El problema que destila alimentar una narrativa puritana en el que el tratamiento que se le debe a la mujer es estrictamente pulcro y repleto de reservas (y hasta de miedos) es que cuando uno mismo rompe sus premisas está dando pábulo a sus enemigos para desbancarlo en sus propios términos. En el instante en el que uno pronuncia enunciados disparatados como «las denuncias falsas no existen» con el objetivo de alimentar una electoralmente conveniente polarización social está dotando a sus rivales políticos de argumentos para atacarlo en el futuro. Errejón es, en última instancia y gracias al incendiario discurso que él mismo ha promocionado, el artífice de su desgracia.
Aun con todo, este desenlace era perfectamente evitable.
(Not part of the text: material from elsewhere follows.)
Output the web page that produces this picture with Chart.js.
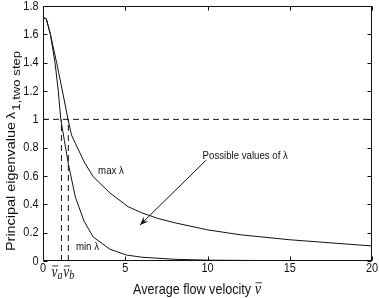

Existían dos cursos de acción posibles: uno en el que Errejón mantendría la vida privada que llevaba, pero establecería un perfil político bajo, alejado de la polarización y el maniqueísmo, y otro en el que seguiría siendo el abanderado fosforescente de causas polémicas al tiempo que procuraría entablar una vida personal más ordenada. El brillante estudiante de ciencias políticas incurrió en la novatada de querer estar, al mismo tiempo, en el coro y repicando. Eligió hacer gala de una vida personal incoherente y desordenada mientras no renunciaba a prestar el rostro para esgrimir discursos que podrían fácilmente sepultarlo en el futuro.
En la política hay una regla de oro: nunca hay que poner la cara si no es estrictamente necesario. Errejón, como si de Ruzcavado (figurante central del cuadro de Goya Los fusilamientos del 2 de mayo) se tratase, ha comprado todos los boletos para recibir un disparo en el corazón.
De hecho, centren su atención por un momento en el cuadro mencionado: en él, Ruzcavado abre los brazos y se entrega a la muerte. Errejón no ha actuado de forma desemejante. Por narcisismo, fallo estratégico o simple desinterés el madrileño se ha puesto a sí mismo continuamente en el centro del paredón de fusilamiento. La cuestión era cuándo llegaría el momento en el que, finalmente, un soldado sin nombre apretara el gatillo.
Esta circunstancia era de sobra conocida por el protagonista, quien admite haber llegado al límite de la contradicción entre la persona y el personaje. Esta frase entraña una conciencia de que, tarde o temprano, acabaría cayendo presa de las ideas que azuzó. Desde que provocó un cisma en Podemos y, posteriormente, abandonó el partido para iniciar un peregrinaje por Más País y Sumar, Errejón siempre fue uno de los adalides de la izquierda posmoderna. Por ello, que haya caído presa de la bestia que ha alimentado nos ha dejado una de las piezas de comedia política más hilarantes e irónicas que se ha visto en España.
Errejón ha demostrado ser paradójico, complejo y contradictorio, pero la política no admite la complejidad. A causa de esto, como Robespierre, ha muerto a manos de su guillotina.
En un contexto en el que desde Ferraz se están liberando los perros del infierno para acabar con Sumar, Íñigo Errejón se estila como el último clavo en el ataúd de un movimiento popular que surgió tras el 15-M y resultó estar tan vacío como los principios de sus fundadores.